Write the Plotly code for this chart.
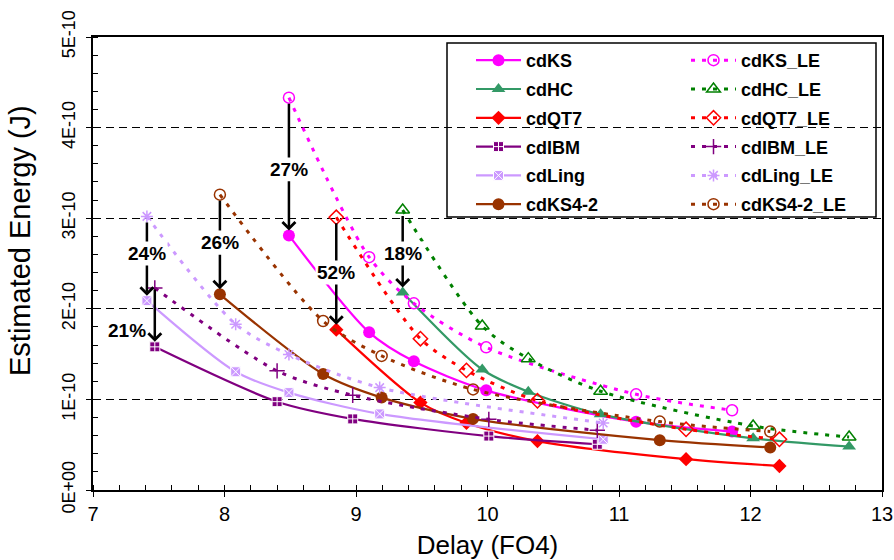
import numpy as np
import plotly.graph_objects as go

# ---------------- data (energy in units of 1E-10 J) ----------------
ks_x = [8.49, 9.10, 9.44, 9.99, 11.13, 11.86]
ks_y = [2.81, 1.74, 1.42, 1.10, 0.754, 0.645]
ks_le_y = [4.33, 2.57, 2.06, 1.575, 1.056, 0.88]

hc_x = [9.355, 9.96, 10.31, 10.86, 12.02, 12.75]
hc_y = [2.18, 1.33, 1.085, 0.835, 0.57, 0.48]
hc_le_y = [3.09, 1.81, 1.45, 1.09, 0.706, 0.585]

qt7_x = [8.85, 9.49, 9.84, 10.38, 11.51, 12.22]
qt7_y = [1.77, 0.965, 0.74, 0.54, 0.34, 0.265]
qt7_le_y = [3.01, 1.67, 1.32, 0.985, 0.67, 0.56]

ibm_x = [7.47, 8.40, 8.975, 10.01, 10.835]
ibm_y = [1.58, 0.975, 0.785, 0.595, 0.505]
ibm_le_y = [2.23, 1.315, 1.045, 0.78, 0.66]

ling_x = [7.41, 8.085, 8.49, 9.18, 10.88]
ling_y = [2.09, 1.305, 1.075, 0.84, 0.56]
ling_le_y = [3.02, 1.83, 1.495, 1.13, 0.74]

ks42_x = [7.965, 8.75, 9.195, 9.89, 11.31, 12.15]
ks42_y = [2.16, 1.28, 1.02, 0.785, 0.55, 0.47]
ks42_le_y = [3.26, 1.865, 1.48, 1.11, 0.755, 0.645]

y_tick_vals = [0, 1, 2, 3, 4, 5]
y_tick_text = ["0E+00", "1E-10", "2E-10", "3E-10", "4E-10", "5E-10"]

# reduction labels: (series, label, label height in 1E-10 J)
reductions = [
    ("ks", "27%", 3.54),
    ("ks42", "26%", 2.73),
    ("ling", "24%", 2.61),
    ("qt7", "52%", 2.40),
    ("hc", "18%", 2.61),
]
ibm_label = "21%"
ibm_label_y = 1.76

SCALE = 1e-10
FONT = "Arial, Liberation Sans, sans-serif"

# plot-area geometry in pixels (for paper-coordinate placement of legend box / titles)
L, R, T, B = 93, 882, 37, 490
PW, PH = R - L, B - T


def px_x(p):
    return (p - L) / PW


def px_y(p):
    return (B - p) / PH


series = {
    "ks": dict(name="cdKS", x=ks_x, y=ks_y, le=ks_le_y, color="#FF00FF", le_color="#FF00FF",
               sym="circle", le_sym="circle-open", size=12, le_size=11),
    "hc": dict(name="cdHC", x=hc_x, y=hc_y, le=hc_le_y, color="#339966", le_color="#008000",
               sym="triangle-up", le_sym="triangle-up-open", size=12, le_size=12),
    "qt7": dict(name="cdQT7", x=qt7_x, y=qt7_y, le=qt7_le_y, color="#FF0000", le_color="#FF0000",
                sym="diamond", le_sym="diamond-open", size=11, le_size=11),
    "ibm": dict(name="cdIBM", x=ibm_x, y=ibm_y, le=ibm_le_y, color="#800080", le_color="#800080",
                sym="square-cross", le_sym="cross-thin-open", size=10, le_size=11),
    "ling": dict(name="cdLing", x=ling_x, y=ling_y, le=ling_le_y, color="#CC99FF", le_color="#CC99FF",
                 sym="square-x", le_sym="asterisk-open", size=10, le_size=10),
    "ks42": dict(name="cdKS4-2", x=ks42_x, y=ks42_y, le=ks42_le_y, color="#993300", le_color="#993300",
                 sym="circle", le_sym="circle-open", size=12, le_size=11),
}

fig = go.Figure()
for key, s in series.items():
    y = np.array(s["y"]) * SCALE
    filled = s["sym"] in ("square-cross", "square-x")
    fig.add_trace(go.Scatter(
        x=s["x"], y=y, name=s["name"], mode="lines+markers",
        legend="legend", legendgroup=s["name"],
        line=dict(color=s["color"], width=2.2, shape="spline", smoothing=0.8),
        marker=dict(symbol=s["sym"], size=s["size"], color=s["color"],
                    line=dict(color="white" if filled else s["color"], width=1 if filled else 0)),
    ))
for key, s in series.items():
    yle = np.array(s["le"]) * SCALE
    fig.add_trace(go.Scatter(
        x=s["x"], y=yle, name=s["name"] + "_LE", mode="lines+markers",
        legend="legend2", legendgroup=s["name"] + "_LE",
        line=dict(color=s["le_color"], width=3, dash="4px,7px", shape="spline", smoothing=0.8),
        marker=dict(symbol=s["le_sym"], size=s["le_size"], color=s["le_color"],
                    line=dict(color=s["le_color"], width=1.5)),
    ))

annotations = []
for key, label, ly in reductions:
    s = series[key]
    x0 = s["x"][0]
    top = s["le"][0] * SCALE
    annotations.append(dict(x=x0, y=top, ax=x0, ay=ly * SCALE, xref="x", yref="y",
                            axref="x", ayref="y", text="", showarrow=True, arrowhead=0,
                            arrowwidth=2.5, arrowcolor="black", standoff=6))
for key, label, ly in reductions:
    s = series[key]
    x0 = s["x"][0]
    bot = s["y"][0] * SCALE
    annotations.append(dict(x=x0, y=bot, ax=x0, ay=ly * SCALE, xref="x", yref="y",
                            axref="x", ayref="y", text=label, showarrow=True, arrowhead=4,
                            arrowsize=1, arrowwidth=2.5, arrowcolor="black", standoff=5,
                            bgcolor="white", borderpad=1,
                            font=dict(family=FONT, size=19, color="black", weight="bold")))
# 21% arrow for cdIBM
annotations.append(dict(x=ibm_x[0], y=ibm_y[0] * SCALE, ax=ibm_x[0], ay=ibm_le_y[0] * SCALE,
                        xref="x", yref="y", axref="x", ayref="y", text="", showarrow=True,
                        arrowhead=4, arrowsize=1, arrowwidth=2.5, arrowcolor="black", standoff=5))
annotations.append(dict(x=ibm_x[0], y=ibm_label_y * SCALE, xref="x", yref="y", text=ibm_label,
                        showarrow=False, xanchor="right", xshift=-7,
                        font=dict(family=FONT, size=19, color="black", weight="bold")))
# y-axis title
annotations.append(dict(x=px_x(20), y=px_y(241), xref="paper", yref="paper",
                        text="Estimated Energy (J)", textangle=-90, showarrow=False,
                        xanchor="center", yanchor="middle",
                        font=dict(family=FONT, size=29, color="black")))

legend_common = dict(orientation="v", xanchor="left", yanchor="top", bgcolor="rgba(0,0,0,0)",
                     borderwidth=0, itemwidth=45, tracegroupgap=2.4, traceorder="grouped",
                     font=dict(family=FONT, size=18, color="black", weight="bold"))

fig.update_layout(
    width=894, height=560,
    margin=dict(l=L, r=894 - R, t=T, b=560 - B, autoexpand=False),
    paper_bgcolor="white", plot_bgcolor="white",
    font=dict(family=FONT, color="black"),
    showlegend=True,
    annotations=annotations,
    shapes=[dict(type="rect", xref="paper", yref="paper",
                 x0=px_x(447), x1=px_x(876), y0=px_y(217), y1=px_y(43),
                 line=dict(color="black", width=1.5), fillcolor="white", layer="below")],
    legend=dict(x=px_x(471), y=px_y(42), **legend_common),
    legend2=dict(x=px_x(686), y=px_y(42), **legend_common),
    xaxis=dict(range=[7, 13], tick0=7, dtick=1, showgrid=False, zeroline=False,
               showline=True, linecolor="black", linewidth=1.5, mirror=True,
               ticks="outside", ticklen=5, tickcolor="black", tickwidth=1,
               ticklabeloverflow="allow",
               minor=dict(dtick=0.2, ticks="inside", ticklen=5, tickcolor="black", showgrid=False),
               tickfont=dict(family=FONT, size=20),
               title=dict(text="Delay (FO4)", font=dict(family=FONT, size=26), standoff=12)),
    yaxis=dict(range=[0, 5e-10], tickvals=[v * SCALE for v in y_tick_vals], ticktext=y_tick_text,
               tickangle=-90, showgrid=True, gridcolor="black", gridwidth=1, griddash="8px,5px",
               zeroline=False, showline=True, linecolor="black", linewidth=1.5, mirror=True,
               ticks="outside", ticklen=5, tickcolor="black", tickwidth=1, ticklabelstandoff=4,
               ticklabeloverflow="allow",
               minor=dict(dtick=0.2e-10, ticks="inside", ticklen=5, tickcolor="black", showgrid=False),
               tickfont=dict(family=FONT, size=18)),
)

fig.write_html("out.html", config={"displayModeBar": False},
               post_script="document.body.style.margin='0';")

What to work on: Skip the pictures, please, and transcribe only the lines from the beginning of the material through the one that contains "return (B - p) / PH".

Answer to the problem:
Write the Plotly code for this chart.
import numpy as np
import plotly.graph_objects as go

# ---------------- data (energy in units of 1E-10 J) ----------------
ks_x = [8.49, 9.10, 9.44, 9.99, 11.13, 11.86]
ks_y = [2.81, 1.74, 1.42, 1.10, 0.754, 0.645]
ks_le_y = [4.33, 2.57, 2.06, 1.575, 1.056, 0.88]

hc_x = [9.355, 9.96, 10.31, 10.86, 12.02, 12.75]
hc_y = [2.18, 1.33, 1.085, 0.835, 0.57, 0.48]
hc_le_y = [3.09, 1.81, 1.45, 1.09, 0.706, 0.585]

qt7_x = [8.85, 9.49, 9.84, 10.38, 11.51, 12.22]
qt7_y = [1.77, 0.965, 0.74, 0.54, 0.34, 0.265]
qt7_le_y = [3.01, 1.67, 1.32, 0.985, 0.67, 0.56]

ibm_x = [7.47, 8.40, 8.975, 10.01, 10.835]
ibm_y = [1.58, 0.975, 0.785, 0.595, 0.505]
ibm_le_y = [2.23, 1.315, 1.045, 0.78, 0.66]

ling_x = [7.41, 8.085, 8.49, 9.18, 10.88]
ling_y = [2.09, 1.305, 1.075, 0.84, 0.56]
ling_le_y = [3.02, 1.83, 1.495, 1.13, 0.74]

ks42_x = [7.965, 8.75, 9.195, 9.89, 11.31, 12.15]
ks42_y = [2.16, 1.28, 1.02, 0.785, 0.55, 0.47]
ks42_le_y = [3.26, 1.865, 1.48, 1.11, 0.755, 0.645]

y_tick_vals = [0, 1, 2, 3, 4, 5]
y_tick_text = ["0E+00", "1E-10", "2E-10", "3E-10", "4E-10", "5E-10"]

# reduction labels: (series, label, label height in 1E-10 J)
reductions = [
    ("ks", "27%", 3.54),
    ("ks42", "26%", 2.73),
    ("ling", "24%", 2.61),
    ("qt7", "52%", 2.40),
    ("hc", "18%", 2.61),
]
ibm_label = "21%"
ibm_label_y = 1.76

SCALE = 1e-10
FONT = "Arial, Liberation Sans, sans-serif"

# plot-area geometry in pixels (for paper-coordinate placement of legend box / titles)
L, R, T, B = 93, 882, 37, 490
PW, PH = R - L, B - T


def px_x(p):
    return (p - L) / PW


def px_y(p):
    return (B - p) / PH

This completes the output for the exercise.